◆ Written request: Copy the listing below line for line, starting at its first line and ending with the line that has "const backPressure = [6, 11, 16, 21];" in it. Add nothing.

── Given material

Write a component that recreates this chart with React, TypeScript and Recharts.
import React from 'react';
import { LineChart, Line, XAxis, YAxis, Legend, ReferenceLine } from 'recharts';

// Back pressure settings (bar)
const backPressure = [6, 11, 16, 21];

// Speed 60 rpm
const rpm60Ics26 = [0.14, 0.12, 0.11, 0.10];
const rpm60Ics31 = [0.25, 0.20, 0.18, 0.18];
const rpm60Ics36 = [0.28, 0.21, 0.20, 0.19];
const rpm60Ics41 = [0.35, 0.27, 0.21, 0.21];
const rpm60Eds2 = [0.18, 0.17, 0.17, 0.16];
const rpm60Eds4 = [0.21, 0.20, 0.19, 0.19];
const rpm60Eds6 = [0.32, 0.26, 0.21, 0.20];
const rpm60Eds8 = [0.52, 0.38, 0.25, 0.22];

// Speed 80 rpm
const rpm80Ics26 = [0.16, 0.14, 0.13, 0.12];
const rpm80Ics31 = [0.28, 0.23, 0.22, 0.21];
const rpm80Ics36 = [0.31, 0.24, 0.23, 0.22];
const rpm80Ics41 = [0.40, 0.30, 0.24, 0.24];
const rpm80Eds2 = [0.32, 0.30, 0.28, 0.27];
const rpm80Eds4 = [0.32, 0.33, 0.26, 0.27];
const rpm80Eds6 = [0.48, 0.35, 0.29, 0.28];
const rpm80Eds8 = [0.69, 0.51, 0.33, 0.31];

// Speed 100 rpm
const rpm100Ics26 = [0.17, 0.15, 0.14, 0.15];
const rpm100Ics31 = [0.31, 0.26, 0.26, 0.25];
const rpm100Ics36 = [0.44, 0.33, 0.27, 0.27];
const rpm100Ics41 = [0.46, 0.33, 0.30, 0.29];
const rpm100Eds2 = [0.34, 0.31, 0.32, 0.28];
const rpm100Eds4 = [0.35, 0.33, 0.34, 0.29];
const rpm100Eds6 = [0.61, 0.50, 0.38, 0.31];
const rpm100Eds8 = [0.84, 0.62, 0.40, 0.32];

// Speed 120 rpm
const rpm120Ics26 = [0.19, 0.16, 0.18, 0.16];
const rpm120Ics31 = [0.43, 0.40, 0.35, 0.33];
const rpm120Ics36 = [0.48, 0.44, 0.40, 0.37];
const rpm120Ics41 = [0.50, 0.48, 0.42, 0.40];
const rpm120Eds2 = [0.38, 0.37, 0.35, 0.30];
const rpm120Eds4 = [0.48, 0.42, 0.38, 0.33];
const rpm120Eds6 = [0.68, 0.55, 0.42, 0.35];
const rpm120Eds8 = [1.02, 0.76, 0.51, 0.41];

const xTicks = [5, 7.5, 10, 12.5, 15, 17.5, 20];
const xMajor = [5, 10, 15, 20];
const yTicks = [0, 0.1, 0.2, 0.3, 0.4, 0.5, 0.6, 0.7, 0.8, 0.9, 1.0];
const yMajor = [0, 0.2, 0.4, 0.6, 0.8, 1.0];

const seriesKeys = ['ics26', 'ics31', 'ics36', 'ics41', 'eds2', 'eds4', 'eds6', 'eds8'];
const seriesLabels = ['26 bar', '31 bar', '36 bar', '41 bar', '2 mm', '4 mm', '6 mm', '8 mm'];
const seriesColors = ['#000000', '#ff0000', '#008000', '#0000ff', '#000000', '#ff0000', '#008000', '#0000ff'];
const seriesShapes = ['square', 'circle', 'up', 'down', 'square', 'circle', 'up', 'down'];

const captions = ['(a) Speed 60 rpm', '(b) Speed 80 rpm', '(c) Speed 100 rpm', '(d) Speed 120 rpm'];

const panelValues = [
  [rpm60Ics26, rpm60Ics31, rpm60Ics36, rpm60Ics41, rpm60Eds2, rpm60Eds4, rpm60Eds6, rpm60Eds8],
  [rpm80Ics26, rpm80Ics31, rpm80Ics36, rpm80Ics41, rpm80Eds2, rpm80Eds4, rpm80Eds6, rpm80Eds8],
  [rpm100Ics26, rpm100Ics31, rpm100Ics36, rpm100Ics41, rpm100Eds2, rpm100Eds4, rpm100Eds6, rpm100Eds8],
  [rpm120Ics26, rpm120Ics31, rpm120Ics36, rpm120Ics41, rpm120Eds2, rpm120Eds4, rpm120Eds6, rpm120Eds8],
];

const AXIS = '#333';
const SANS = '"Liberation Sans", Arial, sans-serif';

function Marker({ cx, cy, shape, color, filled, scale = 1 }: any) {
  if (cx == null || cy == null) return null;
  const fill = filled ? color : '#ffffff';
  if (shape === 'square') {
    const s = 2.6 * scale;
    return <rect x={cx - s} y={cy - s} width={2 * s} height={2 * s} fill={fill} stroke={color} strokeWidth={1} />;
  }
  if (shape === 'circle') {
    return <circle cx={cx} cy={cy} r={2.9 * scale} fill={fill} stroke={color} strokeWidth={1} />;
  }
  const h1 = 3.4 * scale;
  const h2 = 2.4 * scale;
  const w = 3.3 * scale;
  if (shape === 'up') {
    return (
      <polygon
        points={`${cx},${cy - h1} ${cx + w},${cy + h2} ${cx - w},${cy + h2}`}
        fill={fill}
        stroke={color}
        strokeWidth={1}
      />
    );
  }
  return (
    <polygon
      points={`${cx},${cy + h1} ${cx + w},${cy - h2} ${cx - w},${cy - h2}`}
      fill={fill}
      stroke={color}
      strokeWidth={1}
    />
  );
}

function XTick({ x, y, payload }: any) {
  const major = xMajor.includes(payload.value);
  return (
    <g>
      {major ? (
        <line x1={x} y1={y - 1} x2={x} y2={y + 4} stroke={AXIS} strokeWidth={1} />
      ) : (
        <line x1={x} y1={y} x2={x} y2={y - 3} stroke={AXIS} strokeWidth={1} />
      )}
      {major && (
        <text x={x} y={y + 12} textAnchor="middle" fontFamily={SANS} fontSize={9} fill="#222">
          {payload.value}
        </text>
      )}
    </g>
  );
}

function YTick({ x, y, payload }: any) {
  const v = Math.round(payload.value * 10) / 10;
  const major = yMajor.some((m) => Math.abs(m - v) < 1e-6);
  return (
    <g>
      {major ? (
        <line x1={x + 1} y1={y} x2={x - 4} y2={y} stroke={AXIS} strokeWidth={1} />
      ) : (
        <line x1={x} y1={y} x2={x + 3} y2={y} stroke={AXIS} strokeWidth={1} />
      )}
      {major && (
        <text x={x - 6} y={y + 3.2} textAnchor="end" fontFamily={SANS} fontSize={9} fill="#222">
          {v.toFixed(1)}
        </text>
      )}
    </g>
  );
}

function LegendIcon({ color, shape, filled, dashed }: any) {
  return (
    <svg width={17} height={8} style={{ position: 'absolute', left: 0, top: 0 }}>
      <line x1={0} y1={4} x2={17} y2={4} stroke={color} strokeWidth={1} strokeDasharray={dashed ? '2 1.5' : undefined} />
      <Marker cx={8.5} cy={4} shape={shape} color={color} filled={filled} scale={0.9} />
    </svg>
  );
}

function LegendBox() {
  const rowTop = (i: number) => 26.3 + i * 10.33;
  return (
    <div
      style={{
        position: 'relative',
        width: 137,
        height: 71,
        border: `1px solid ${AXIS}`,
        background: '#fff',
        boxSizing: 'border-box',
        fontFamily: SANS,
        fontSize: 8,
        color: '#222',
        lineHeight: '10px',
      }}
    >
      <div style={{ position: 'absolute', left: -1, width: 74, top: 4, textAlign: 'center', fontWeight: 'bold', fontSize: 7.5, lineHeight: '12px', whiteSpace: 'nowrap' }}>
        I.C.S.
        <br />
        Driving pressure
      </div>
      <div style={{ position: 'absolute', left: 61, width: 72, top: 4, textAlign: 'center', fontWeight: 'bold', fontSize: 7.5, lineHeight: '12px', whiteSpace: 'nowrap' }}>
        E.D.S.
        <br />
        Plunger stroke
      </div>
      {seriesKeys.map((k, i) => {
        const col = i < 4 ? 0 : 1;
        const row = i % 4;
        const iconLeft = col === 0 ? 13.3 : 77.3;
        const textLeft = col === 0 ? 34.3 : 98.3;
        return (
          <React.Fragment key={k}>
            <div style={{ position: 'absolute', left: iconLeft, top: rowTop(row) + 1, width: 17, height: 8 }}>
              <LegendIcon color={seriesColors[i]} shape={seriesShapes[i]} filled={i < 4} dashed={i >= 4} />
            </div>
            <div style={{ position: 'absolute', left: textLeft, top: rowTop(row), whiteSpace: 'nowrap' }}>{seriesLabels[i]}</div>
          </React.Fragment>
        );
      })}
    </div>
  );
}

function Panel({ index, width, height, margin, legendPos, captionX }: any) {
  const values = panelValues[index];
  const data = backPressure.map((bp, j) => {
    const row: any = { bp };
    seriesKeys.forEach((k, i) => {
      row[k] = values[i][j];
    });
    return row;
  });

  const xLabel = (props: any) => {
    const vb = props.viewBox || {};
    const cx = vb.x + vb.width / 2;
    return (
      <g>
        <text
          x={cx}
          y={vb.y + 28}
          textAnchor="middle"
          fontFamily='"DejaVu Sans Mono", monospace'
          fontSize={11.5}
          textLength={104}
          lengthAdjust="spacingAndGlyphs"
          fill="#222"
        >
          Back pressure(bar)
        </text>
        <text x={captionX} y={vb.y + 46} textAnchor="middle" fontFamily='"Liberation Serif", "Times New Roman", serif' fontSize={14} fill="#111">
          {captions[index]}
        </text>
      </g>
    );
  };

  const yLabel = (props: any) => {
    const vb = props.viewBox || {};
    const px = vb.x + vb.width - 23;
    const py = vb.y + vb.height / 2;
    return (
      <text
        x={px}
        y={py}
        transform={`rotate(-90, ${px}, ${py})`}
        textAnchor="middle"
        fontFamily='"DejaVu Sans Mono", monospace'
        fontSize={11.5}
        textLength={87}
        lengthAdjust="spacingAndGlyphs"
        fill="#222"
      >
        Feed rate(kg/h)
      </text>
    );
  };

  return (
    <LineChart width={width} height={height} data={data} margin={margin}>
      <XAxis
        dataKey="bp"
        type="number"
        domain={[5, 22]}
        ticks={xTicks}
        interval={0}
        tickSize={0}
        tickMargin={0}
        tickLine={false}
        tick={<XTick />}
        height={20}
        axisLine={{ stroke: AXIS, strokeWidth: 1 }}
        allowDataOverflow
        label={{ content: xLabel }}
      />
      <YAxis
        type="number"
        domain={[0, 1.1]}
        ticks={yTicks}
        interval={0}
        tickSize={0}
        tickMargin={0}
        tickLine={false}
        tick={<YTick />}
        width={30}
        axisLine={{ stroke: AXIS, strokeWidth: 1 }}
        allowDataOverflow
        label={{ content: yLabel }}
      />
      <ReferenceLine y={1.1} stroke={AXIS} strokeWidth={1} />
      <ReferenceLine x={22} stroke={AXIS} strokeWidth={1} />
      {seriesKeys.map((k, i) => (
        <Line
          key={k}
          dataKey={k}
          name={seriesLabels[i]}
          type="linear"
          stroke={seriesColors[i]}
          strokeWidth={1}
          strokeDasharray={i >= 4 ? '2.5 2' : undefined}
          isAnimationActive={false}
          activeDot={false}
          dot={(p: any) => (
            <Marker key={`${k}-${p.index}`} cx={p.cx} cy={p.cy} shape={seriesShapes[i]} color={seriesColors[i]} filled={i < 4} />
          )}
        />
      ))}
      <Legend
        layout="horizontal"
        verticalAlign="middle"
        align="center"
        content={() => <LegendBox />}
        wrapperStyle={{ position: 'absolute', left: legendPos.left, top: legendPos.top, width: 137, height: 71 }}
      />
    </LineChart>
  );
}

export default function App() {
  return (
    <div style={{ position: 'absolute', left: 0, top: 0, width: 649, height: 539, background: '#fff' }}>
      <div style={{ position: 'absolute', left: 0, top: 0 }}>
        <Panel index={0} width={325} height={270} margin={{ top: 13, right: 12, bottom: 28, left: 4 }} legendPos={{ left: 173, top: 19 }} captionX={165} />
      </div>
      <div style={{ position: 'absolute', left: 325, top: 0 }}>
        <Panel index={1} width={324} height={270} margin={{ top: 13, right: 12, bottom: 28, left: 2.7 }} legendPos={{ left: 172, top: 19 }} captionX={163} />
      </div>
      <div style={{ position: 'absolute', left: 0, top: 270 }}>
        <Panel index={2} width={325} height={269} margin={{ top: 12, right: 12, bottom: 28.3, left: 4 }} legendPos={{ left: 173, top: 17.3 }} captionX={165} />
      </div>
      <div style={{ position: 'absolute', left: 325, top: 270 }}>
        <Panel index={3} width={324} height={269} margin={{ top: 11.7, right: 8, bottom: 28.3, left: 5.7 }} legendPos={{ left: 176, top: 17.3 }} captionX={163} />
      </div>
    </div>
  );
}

────

◆ Solution to this task:
Write a component that recreates this chart with React, TypeScript and Recharts.
import React from 'react';
import { LineChart, Line, XAxis, YAxis, Legend, ReferenceLine } from 'recharts';

// Back pressure settings (bar)
const backPressure = [6, 11, 16, 21];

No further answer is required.